Deutsche Telekom and France Télécom can only survive if they follow BT’s restructuring efforts by splitting into horizontal lines of business, according to a new report by Forrester Research B.V. (Nasdaq: FORR). But Forrester believes that BT should go further in 2006, and that a full breakup of BT could unleash £11 billion more value for BT’s shareholders. A break-up strategy, however, could carry significant risks.

Forrester believes that European incumbent telcos like Deutsche Telekom (DT) and France Télécom (FT) must restructure along three horizontal lines of business — networks, innovation, and retail — to overcome their fundamental innovation, revenue, and profitability challenges. Restructuring internally along these lines and a gradual opening up of a telco’s value chain, as BT has done, is the first step toward a new industry paradigm that Forrester calls “layered telecom.”

“BT is now structured as four main lines of business (LOBs) — Wholesale, Ignite, openworld, and Retail — which fits well with our vision of the path toward renewed growth,” said Forrester Senior Analyst Lars Godell. “However, other incumbents like DT and FT still focus on outdated vertical integration and try being all things to all people — and neither an industrywide meltdown, crumbling finances, speculation about massive recapitalization of their own companies, nor CEO departures can convince DT and FT executives to fundamentally change the way they do business. DT in particular still believes it can be world-class simultaneously in networks, innovation, and retail across its four vertical silos of fixed, mobile, Internet, and IT solutions. The concept is fundamentally wrong and shareholders have lost 85 percent of their DT investments in the last 30 months.

“In contrast, since completing its transition to a layered model in October 2001, BT has identified hard, quantifiable business benefits attributable to its new structure and business model. Forrester believes these already-manifested benefits will deliver £10 billion in value to BT in present value terms.
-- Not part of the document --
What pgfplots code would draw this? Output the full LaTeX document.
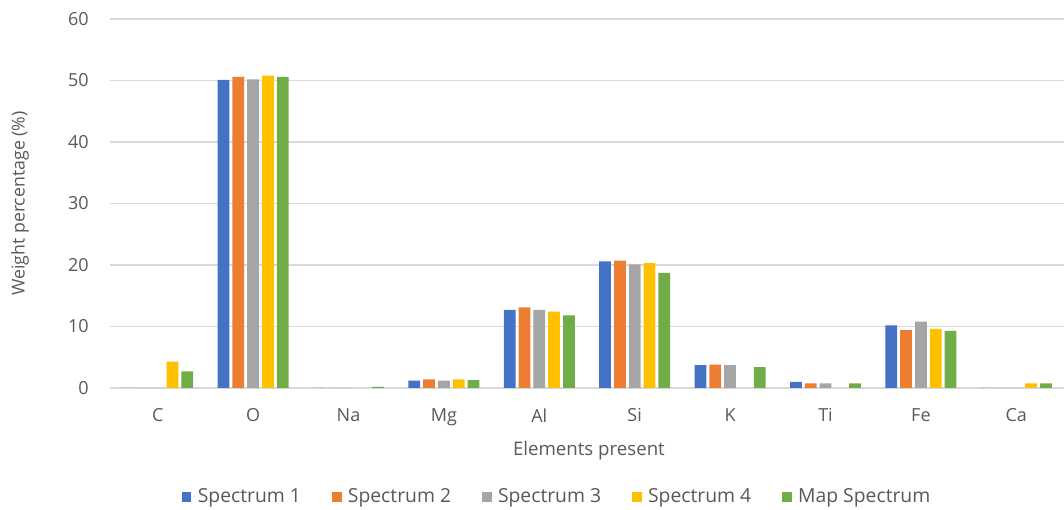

In total, these and future benefits will create a company whose equity value in present value terms is worth 136 percent or £23 billion more than BT is valued today.”

However, while Forrester holds BT’s current strategy as a role model for other European telcos, by 2006 it will reach the limits of what internal layering can deliver. In 2006 a breakup — a separate listing of BT’s retail, innovation, and network businesses — will be seen as a natural evolution, not revolution inside BT. And while a breakup carries significant risks that could destroy more than £5 billion shareholder value in a worst-case scenario, Forrester thinks the arguments against it don’t stack up. Forrester believes that a breakup is the next logical step that could create an extra £11 billion in shareholder value for BT. Timing a breakup for 2006 and preparing carefully, BT could create 28 percent more value for shareholders than internal layering will alone. With the execution risks managed, BT’s newly fully independent business units would concentrate on innovation, deliver higher revenues and lower costs, and achieve lower salary costs. The breakup recommendation doesn’t stop with BT — other incumbents like DT and FT should prepare for breakups this decade as well.
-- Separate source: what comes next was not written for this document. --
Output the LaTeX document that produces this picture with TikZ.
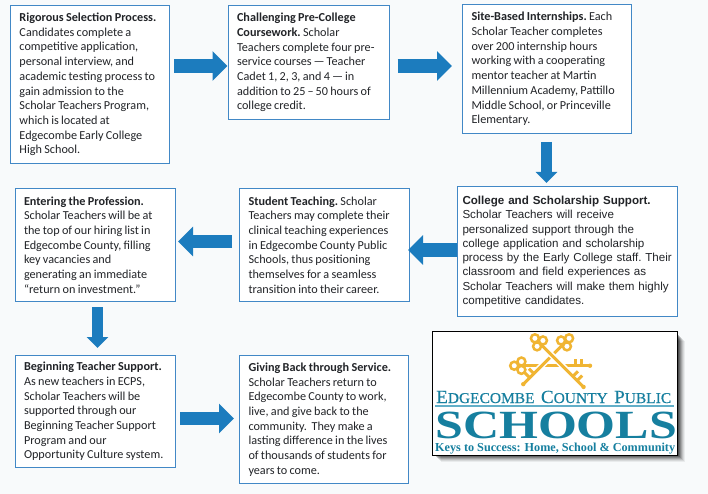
\documentclass[tikz,border=0pt]{standalone}
\usepackage{fontspec}
\setmainfont{Carlito}
\newfontfamily\arialf{Liberation Sans}
\newfontfamily\timesf{Liberation Serif}
\newfontfamily\schoolsf[FakeStretch=1.25]{Liberation Serif}
\newfontfamily\districtf[FakeStretch=1.03,FakeBold=0.4]{Liberation Serif}
\usetikzlibrary{arrows.meta}
\definecolor{pagebg}{HTML}{F8FAFB}
\definecolor{boxline}{HTML}{4288C6}
\definecolor{txt}{HTML}{222428}
\definecolor{arrowblue}{HTML}{1C7CBE}
\definecolor{gold}{HTML}{F0B533}
\definecolor{teal}{HTML}{167F9F}
\definecolor{tealrule}{HTML}{62AFC8}
\tikzset{
  flowbox/.style={draw=boxline,line width=1pt,fill=white,anchor=north west,
    align=left,inner ysep=0pt,inner xsep=9pt,text=txt,
    execute at begin node={\hyphenpenalty=10000 \rightskip=-30pt plus 1fil\relax\frenchspacing},
    font=\fontsize{12.2}{14.7}\selectfont},
  narrowspace/.style={execute at begin node={\spaceskip=.19em\relax}},
  carlitobox/.style={flowbox,narrowspace},
  arialbox/.style={flowbox,inner xsep=5pt,font=\arialf\fontsize{11.6}{14.2}\selectfont},
  harrow/.style={draw=arrowblue,line width=13.5pt,-{Triangle[length=15pt,width=29pt]}},
  varrow/.style={draw=arrowblue,line width=10.5pt,-{Triangle[length=11pt,width=21pt]}},
  keyline/.style={draw=gold,line width=3pt},
  logotext/.style={text=teal,inner sep=0pt,anchor=base west}
}
\newcommand{\goldkey}[5]{%
  \begin{scope}[shift={(#1,#2)},rotate=#3,yscale=#5]
    \draw[white,line width=6pt] (8,0) -- (#4-12,0);
    \draw[keyline] (5,0) -- (#4,0);
    \draw[keyline] (#4-15,0) -- ++(0,-7);
    \draw[keyline] (#4-9,0) -- ++(0,-7);
    \fill[gold] (#4,0) circle (2.2);
    \foreach \ang in {60,180,300}
      \draw[keyline,line width=2.5pt] (\ang:4.8) circle (4);
  \end{scope}}
\begin{document}
\begin{tikzpicture}[x=1pt,y=-1pt]
\useasboundingbox (0,0) rectangle (708,494);
\fill[pagebg] (0,0) rectangle (708,494);

\node[carlitobox,text width=141pt,minimum height=158pt] (selection) at (10,5)
 {\textbf{Rigorous Selection Process.}\\Candidates complete a\\competitive application,\\personal interview, and\\academic testing process to\\gain admission to the\\Scholar Teachers Program,\\which is located at\\Edgecombe Early College\\High School.};
\node[carlitobox,text width=143pt,minimum height=114pt] (course) at (227.5,5)
 {\textbf{Challenging Pre-College}\\\textbf{Coursework.} Scholar\\Teachers complete four pre-\\service courses\,—\,Teacher\\Cadet 1, 2, 3, and 4\,—\,in\\addition to 25\,–\,50 hours of\\college credit.};
\node[carlitobox,text width=151pt,minimum height=129pt] (site) at (462,4)
 {\textbf{Site-Based Internships.} Each\\Scholar Teacher completes\\over 200 internship hours\\working with a cooperating\\mentor teacher at Martin\\Millennium Academy, Pattillo\\Middle School, or Princeville\\Elementary.};
\node[arialbox,text width=210pt,minimum height=130pt] (college) at (457,186)
 {\textbf{College and Scholarship Support.}\\Scholar Teachers will receive\\personalized support through the\\college application and scholarship\\process by the Early College staff. Their\\classroom and field experiences as\\Scholar Teachers will make them highly\\competitive candidates.};
\node[carlitobox,text width=152pt,minimum height=113pt] (student) at (239,188)
 {\textbf{Student Teaching.} Scholar\\Teachers may complete their\\clinical teaching experiences\\in Edgecombe County Public\\Schools, thus positioning\\themselves for a seamless\\transition into their career.};
\node[carlitobox,text width=142pt,minimum height=113pt] (profession) at (14.5,188)
 {\textbf{Entering the Profession.}\\Scholar Teachers will be at\\the top of our hiring list in\\Edgecombe County, filling\\key vacancies and\\generating an immediate\\“return on investment.”};
\node[carlitobox,text width=142pt,minimum height=112pt] (beginning) at (14.5,355)
 {\textbf{Beginning Teacher Support.}\\As new teachers in ECPS,\\Scholar Teachers will be\\supported through our\\Beginning Teacher Support\\Program and our\\Opportunity Culture system.};
\node[carlitobox,text width=151pt,minimum height=128pt] (service) at (239,355)
 {\textbf{Giving Back through Service.}\\Scholar Teachers return to\\Edgecombe County to work,\\live, and give back to the\\community.\ \ They make a\\lasting difference in the lives\\of thousands of students for\\years to come.};

\draw[harrow,shorten <=4pt] ([yshift=18.5pt]selection.east) -- ([yshift=-3.5pt]course.west);
\draw[harrow,shorten <=8pt,shorten >=10pt] ([yshift=-3.5pt]course.east) -- ([yshift=3pt]site.west);
\draw[varrow,shorten <=8pt,shorten >=3pt] ([xshift=-0.5pt]site.south) -- ([xshift=-21pt]college.north);
\draw[harrow] ([yshift=1.5pt]college.west) -- ([yshift=-5pt,xshift=-2pt]student.east);
\draw[harrow,shorten <=7pt,shorten >=2.5pt] ([yshift=3.5pt]student.west) -- ([yshift=3.5pt]profession.east);
\draw[varrow,shorten <=5pt,shorten >=7pt] ([xshift=2.5pt]profession.south) -- ([xshift=2.5pt]beginning.north);
\draw[harrow,shorten <=4.5pt,shorten >=5pt] ([yshift=-7pt]beginning.east) -- ([yshift=1pt]service.west);

% logo
\foreach \o/\c in {8/06,7/08,6/10,5/14,4/18,3/22,2/25}
  \fill[black,opacity=.\c] (432+\o+1,331+\o+2) rectangle (677+\o,455+\o-1);
\draw[black,line width=1pt,fill=white] (432,331) rectangle (677,455);
\goldkey{519}{365.7}{0}{71}{1}
\goldkey{565.7}{341.7}{-135}{60}{-1}
\goldkey{538.3}{341.7}{-45}{64}{1}
\node[logotext,font=\districtf] (district) at (436,403) {{\fontsize{18.5}{18}\selectfont E}{\fontsize{15}{18}\selectfont DGECOMBE\ } {\fontsize{18.5}{18}\selectfont C}{\fontsize{15}{18}\selectfont OUNTY\ } {\fontsize{18.5}{18}\selectfont P}{\fontsize{15}{18}\selectfont UBLIC}};
\fill[tealrule] (435,404.5) rectangle (674,406.5);
\node[logotext,font=\schoolsf\bfseries\fontsize{40}{40}\selectfont] (schools) at (435,438) {SCHOOLS};
\node[logotext,font=\timesf\bfseries\fontsize{12.2}{14}\selectfont] (motto) at (435,451.5) {Keys to Success: Home, School \& Community};
\end{tikzpicture}
\end{document}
“But European regulators could easily wipe out most of the expected breakup benefits if they were to mandate breakups of BT and other incumbent telcos. European regulators, including the UK’s Oftel, so far haven’t grasped how to change behavior through a mix of incentives. And regulators have a great track record for messing up the industry through its local loop unbundling and 3G auction policies,” Godell added. “The odds are that unwilling incumbents would fight any breakup mandate for years and play the necessary games to derail the initiative on principle alone. Instead, regulators must encourage voluntary structural separation by granting incumbents that break up on their own terms full relief from their industry-specific regulatory burden.”